U.S. home sale prices increased 4.5% year over year to a median of $297,200 in October, according to Redfin.

October's year-over-year price increase marks a return to an overall healthy level of price growth after posting a 6.5-year low level of growth in September.

Home prices typically decline from September to October, having fallen by an average of 1% between the two months over the previous eight years. This October however, prices increased nationally 2.4% month over month. Despite this national increase, just 32 of the 71 largest metro areas Redfin tracks saw home prices increase from September to October, which it said suggests that the monthly gain is due to the share of homes selling last month shifting slightly to more expensive areas rather than individual homes increasing in value.

However, evidence that the market is cooling down can be seen in price drops. In October, 31.3% of homes for sale had at least one price drop of more than 1%. This is the highest share of price drops on record since Redfin began tracking this metric in 2010, and 6.3% percentage points above last October's level of 25%. In Seattle, almost half of homes for sale had price drops, with an average price cut of $27,500, down from more than $30,000 a year earlier.

The number of homes for sale was up 1.3% from a year earlier, the highest level of inventory growth since September 2015. National inventory growth continues to be driven by big increases in softening coastal markets like San Jose (110.9%), Seattle (73.2%), San Diego (38.2%), and Boston (17.3%).

The number of homes newly listed in October rose 5.4% year over year, but the number of completed home sales continued to sink, dropping 5.7% from 2017. Home sales declined in 59 of the 71 largest metro areas that Redfin tracks.

Metro areas like Seattle, San Diego and San Jose, where high home prices mean that rising mortgage rates have the largest effect on affordability, are seeing the biggest increases in inventory coupled with decreasing sales. The biggest sales declines were in some of the most expensive metros, including Seattle (-19.6%), San Diego (-15.7%), and Honolulu(-22.9%).

"An increase in interest rates effectively makes home-buying more expensive because buyers have to pay higher monthly mortgage payments even if the sticker price hasn't changed," said Redfin chief economist Daryl Fairweather. "Some home buyers are adjusting their price range down, and others are backing out of home-buying entirely -- deciding that renting is a better deal. Sellers are now realizing buyer demand isn't what it used to be and are dropping their prices. When buyers and sellers are on the same page, the market moves quickly, but since sellers were slow to react, we've seen a slowdown in the housing market."

Across Redfin metros, the typical home that sold in October went under contract in a median of 43 days, two days faster than last year. This October, 20.3% of homes sold above the list price, down from 22.9% last October. The share of homes that went under contract within two weeks also fell, from 23.6% last October to 21.3% this October.
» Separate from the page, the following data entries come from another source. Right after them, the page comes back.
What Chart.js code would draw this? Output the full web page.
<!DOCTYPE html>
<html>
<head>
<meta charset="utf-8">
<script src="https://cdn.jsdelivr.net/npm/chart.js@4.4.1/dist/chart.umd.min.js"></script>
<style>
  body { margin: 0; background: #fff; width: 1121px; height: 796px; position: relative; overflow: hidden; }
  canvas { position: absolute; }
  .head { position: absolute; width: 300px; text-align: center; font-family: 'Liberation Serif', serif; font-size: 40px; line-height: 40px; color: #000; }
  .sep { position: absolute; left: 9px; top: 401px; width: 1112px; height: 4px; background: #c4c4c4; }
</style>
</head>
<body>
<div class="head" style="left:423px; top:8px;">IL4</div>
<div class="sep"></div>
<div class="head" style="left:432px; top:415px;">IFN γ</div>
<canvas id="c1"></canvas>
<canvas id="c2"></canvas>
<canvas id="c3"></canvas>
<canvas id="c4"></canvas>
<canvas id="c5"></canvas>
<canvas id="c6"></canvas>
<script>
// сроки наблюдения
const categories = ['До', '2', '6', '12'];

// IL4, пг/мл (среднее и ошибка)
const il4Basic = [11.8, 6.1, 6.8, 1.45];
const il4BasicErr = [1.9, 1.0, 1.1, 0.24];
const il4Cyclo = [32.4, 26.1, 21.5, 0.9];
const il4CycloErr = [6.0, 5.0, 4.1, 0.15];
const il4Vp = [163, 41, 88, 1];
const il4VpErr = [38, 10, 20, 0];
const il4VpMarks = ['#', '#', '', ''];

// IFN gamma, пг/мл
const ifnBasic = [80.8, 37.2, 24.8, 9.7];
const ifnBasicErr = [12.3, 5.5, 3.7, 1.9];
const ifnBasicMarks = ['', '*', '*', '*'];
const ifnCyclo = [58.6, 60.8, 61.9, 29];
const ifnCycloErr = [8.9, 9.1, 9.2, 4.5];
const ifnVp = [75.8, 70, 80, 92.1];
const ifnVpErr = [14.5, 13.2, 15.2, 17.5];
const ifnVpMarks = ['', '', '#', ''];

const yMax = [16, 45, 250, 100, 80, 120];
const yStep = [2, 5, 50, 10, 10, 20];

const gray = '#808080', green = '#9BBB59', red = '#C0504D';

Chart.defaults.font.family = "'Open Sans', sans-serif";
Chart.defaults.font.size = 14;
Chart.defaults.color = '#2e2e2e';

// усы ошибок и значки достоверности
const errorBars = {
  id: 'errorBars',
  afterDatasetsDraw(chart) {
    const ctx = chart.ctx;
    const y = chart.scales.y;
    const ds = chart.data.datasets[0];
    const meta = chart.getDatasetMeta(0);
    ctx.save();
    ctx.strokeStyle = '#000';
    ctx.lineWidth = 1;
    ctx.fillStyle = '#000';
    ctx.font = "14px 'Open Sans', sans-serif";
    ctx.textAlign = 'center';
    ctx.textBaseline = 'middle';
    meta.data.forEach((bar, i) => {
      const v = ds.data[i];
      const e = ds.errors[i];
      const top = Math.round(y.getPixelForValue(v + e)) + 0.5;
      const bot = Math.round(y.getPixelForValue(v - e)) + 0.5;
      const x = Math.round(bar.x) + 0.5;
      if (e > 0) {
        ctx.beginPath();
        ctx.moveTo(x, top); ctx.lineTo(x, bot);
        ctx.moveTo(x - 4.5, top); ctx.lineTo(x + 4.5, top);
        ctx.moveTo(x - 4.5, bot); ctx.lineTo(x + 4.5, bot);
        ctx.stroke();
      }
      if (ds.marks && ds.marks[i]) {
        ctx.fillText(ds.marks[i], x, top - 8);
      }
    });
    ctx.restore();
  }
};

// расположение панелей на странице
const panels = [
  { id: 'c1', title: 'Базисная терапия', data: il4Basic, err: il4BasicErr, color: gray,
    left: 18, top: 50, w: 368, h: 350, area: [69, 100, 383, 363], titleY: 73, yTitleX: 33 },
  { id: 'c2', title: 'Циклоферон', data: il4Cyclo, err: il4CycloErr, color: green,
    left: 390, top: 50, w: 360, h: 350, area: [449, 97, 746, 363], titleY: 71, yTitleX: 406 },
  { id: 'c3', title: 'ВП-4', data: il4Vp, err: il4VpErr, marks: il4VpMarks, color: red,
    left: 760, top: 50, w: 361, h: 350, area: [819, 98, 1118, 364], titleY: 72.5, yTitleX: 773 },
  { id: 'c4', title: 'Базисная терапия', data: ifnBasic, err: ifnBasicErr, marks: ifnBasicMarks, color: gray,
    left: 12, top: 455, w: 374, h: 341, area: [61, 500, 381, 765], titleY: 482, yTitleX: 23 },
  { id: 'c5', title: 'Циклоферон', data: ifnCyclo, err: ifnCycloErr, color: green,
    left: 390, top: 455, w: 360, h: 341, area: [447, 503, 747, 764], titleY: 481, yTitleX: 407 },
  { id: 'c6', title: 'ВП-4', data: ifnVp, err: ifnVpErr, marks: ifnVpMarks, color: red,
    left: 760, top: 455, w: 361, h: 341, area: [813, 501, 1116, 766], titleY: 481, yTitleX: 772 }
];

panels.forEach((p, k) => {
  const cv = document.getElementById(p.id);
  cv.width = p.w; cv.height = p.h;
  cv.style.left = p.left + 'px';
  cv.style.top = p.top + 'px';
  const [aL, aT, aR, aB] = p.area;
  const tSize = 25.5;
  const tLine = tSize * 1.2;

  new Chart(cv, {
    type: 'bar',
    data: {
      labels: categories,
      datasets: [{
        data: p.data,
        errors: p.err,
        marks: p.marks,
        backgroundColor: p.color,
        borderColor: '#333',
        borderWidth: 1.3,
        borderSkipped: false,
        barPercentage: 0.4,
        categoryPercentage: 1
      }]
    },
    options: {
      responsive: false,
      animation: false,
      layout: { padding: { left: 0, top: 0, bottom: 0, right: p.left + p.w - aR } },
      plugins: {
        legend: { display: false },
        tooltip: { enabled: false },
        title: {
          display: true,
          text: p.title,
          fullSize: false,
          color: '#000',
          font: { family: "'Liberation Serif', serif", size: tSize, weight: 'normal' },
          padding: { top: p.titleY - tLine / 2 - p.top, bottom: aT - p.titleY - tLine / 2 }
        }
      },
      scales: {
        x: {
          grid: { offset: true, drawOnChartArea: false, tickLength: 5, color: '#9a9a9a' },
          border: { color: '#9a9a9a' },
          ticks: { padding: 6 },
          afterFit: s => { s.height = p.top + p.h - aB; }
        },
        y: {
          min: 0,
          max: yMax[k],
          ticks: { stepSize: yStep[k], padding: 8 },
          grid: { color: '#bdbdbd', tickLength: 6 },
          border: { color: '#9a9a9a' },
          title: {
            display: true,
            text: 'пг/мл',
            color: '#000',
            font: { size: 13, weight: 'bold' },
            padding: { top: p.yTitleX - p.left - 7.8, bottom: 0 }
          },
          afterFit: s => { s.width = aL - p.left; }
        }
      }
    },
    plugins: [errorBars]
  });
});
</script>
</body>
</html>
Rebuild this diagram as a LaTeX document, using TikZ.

"Another factor we're watching closely as we examine national housing market trends going into the end of the year is the devastation of the California wildfires," Fairweather continued. "While the fires are disrupting many Californians' lives and therefore any immediate home-buying plans, we're already hearing from Redfin agents in Southern California that they expect homeowners and home buyers to be resilient as they have in the face of past natural disasters, with renewed commitment to rebuilding and picking up where they left off with a home search. The fact is that rising mortgage rates and high home prices have a bigger long-term effect on the local housing market than the fires' destruction."